● **What is expected**:
Your task is to retype, word for word, the lines from the start of the data through the line holding "from bokeh.resources import INLINE". Do not include the pictures.

● **Information supplied**:
start

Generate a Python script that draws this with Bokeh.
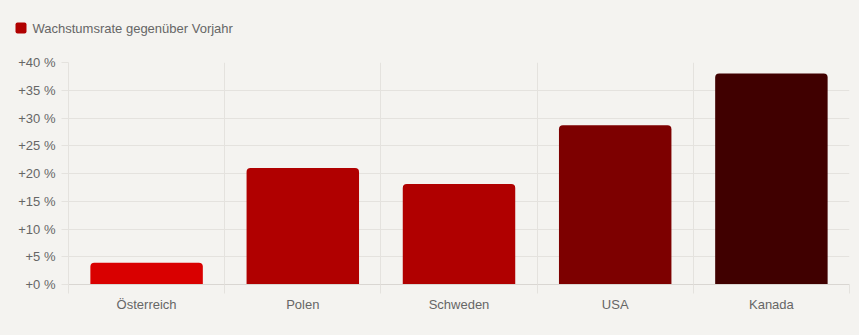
from bokeh.plotting import figure
from bokeh.layouts import column, row
from bokeh.models import (ColumnDataSource, Range1d, FixedTicker, SingleIntervalTicker,
                          PrintfTickFormatter)
from bokeh.core.properties import value
from bokeh.embed import file_html
from bokeh.resources import INLINE

categories = ["Österreich", "Polen", "Schweden", "USA", "Kanada"]
values = [3.9, 21.0, 18.1, 28.7, 38.0]
bar_colors = ["#d90000", "#b00000", "#b00000", "#7d0000", "#400000"]
series_name = "Wachstumsrate gegenüber Vorjahr"
legend_color = "#b00000"

BG = "#f4f3f0"
GRID = "#e4e2de"
TEXT = "#666666"
FONT = "Liberation Sans"
W = 859
TOP_H = 50

# ---- legend strip (screen-like coordinates) ----
leg = figure(width=W, height=TOP_H, output_backend="svg", toolbar_location=None,
             x_range=Range1d(0, W), y_range=Range1d(TOP_H, 0),
             min_border=0, min_border_left=0, min_border_right=0,
             min_border_top=0, min_border_bottom=0,
             x_axis_location=None, y_axis_location=None,
             styles={"background-color": BG})
leg.background_fill_color = BG
leg.border_fill_color = BG
leg.outline_line_color = None
leg.grid.visible = False
leg.rect(x=[20.5], y=[27.5], width=11, height=11, fill_color=legend_color,
         line_color=None, border_radius=2)
leg.text(x=[32], y=[27.5], text=[series_name], text_font=value(FONT),
         text_font_size="13px", text_color=TEXT, text_baseline="middle", text_align="left")

# ---- main chart ----
xs = [i + 0.5 for i in range(len(categories))]
src = ColumnDataSource(dict(x=xs, top=values, color=bar_colors, cat=categories))

p = figure(width=W, height=335 - TOP_H, output_backend="svg", toolbar_location=None,
           x_range=Range1d(0, len(categories)), y_range=Range1d(0, 40),
           min_border_left=68, min_border_right=10, min_border_top=62 - TOP_H,
           min_border_bottom=51, styles={"background-color": BG})
p.background_fill_color = BG
p.border_fill_color = BG
p.outline_line_color = None

p.vbar(x="x", top="top", bottom=0, width=0.72, source=src, fill_color="color",
       line_color=None, border_radius=(4, 4, 0, 0))

# y axis
p.yaxis.ticker = SingleIntervalTicker(interval=5)
p.yaxis.formatter = PrintfTickFormatter(format="+%d %%")
p.yaxis.axis_line_color = GRID
p.yaxis.major_tick_line_color = GRID
p.yaxis.major_tick_out = 7
p.yaxis.major_tick_in = 0
p.yaxis.minor_tick_line_color = None
p.yaxis.major_label_standoff = 6
p.yaxis.major_label_text_font = FONT
p.yaxis.major_label_text_font_size = "13px"
p.yaxis.major_label_text_color = TEXT

# x axis
p.xaxis.ticker = FixedTicker(ticks=xs, minor_ticks=list(range(len(categories) + 1)))
p.xaxis.major_label_overrides = {x: c for x, c in zip(xs, categories)}
p.xaxis.axis_line_color = "#d9d6d2"
p.xaxis.major_tick_line_color = None
p.xaxis.major_tick_out = 0
p.xaxis.major_tick_in = 0
p.xaxis.minor_tick_line_color = GRID
p.xaxis.minor_tick_out = 9
p.xaxis.minor_tick_in = 0
p.xaxis.major_label_standoff = 3
p.xaxis.major_label_text_font = FONT
p.xaxis.major_label_text_font_size = "13px"
p.xaxis.major_label_text_color = TEXT

p.xgrid.ticker = FixedTicker(ticks=list(range(len(categories) + 1)))
p.xgrid.grid_line_color = GRID
p.ygrid.grid_line_color = GRID

layout = column(row(leg, spacing=0, styles={"background-color": BG}), p, spacing=0,
                styles={"background-color": BG})
open("out.html", "w").write(file_html(layout, INLINE))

end

● **The reply**:
Generate a Python script that draws this with Bokeh.
from bokeh.plotting import figure
from bokeh.layouts import column, row
from bokeh.models import (ColumnDataSource, Range1d, FixedTicker, SingleIntervalTicker,
                          PrintfTickFormatter)
from bokeh.core.properties import value
from bokeh.embed import file_html
from bokeh.resources import INLINE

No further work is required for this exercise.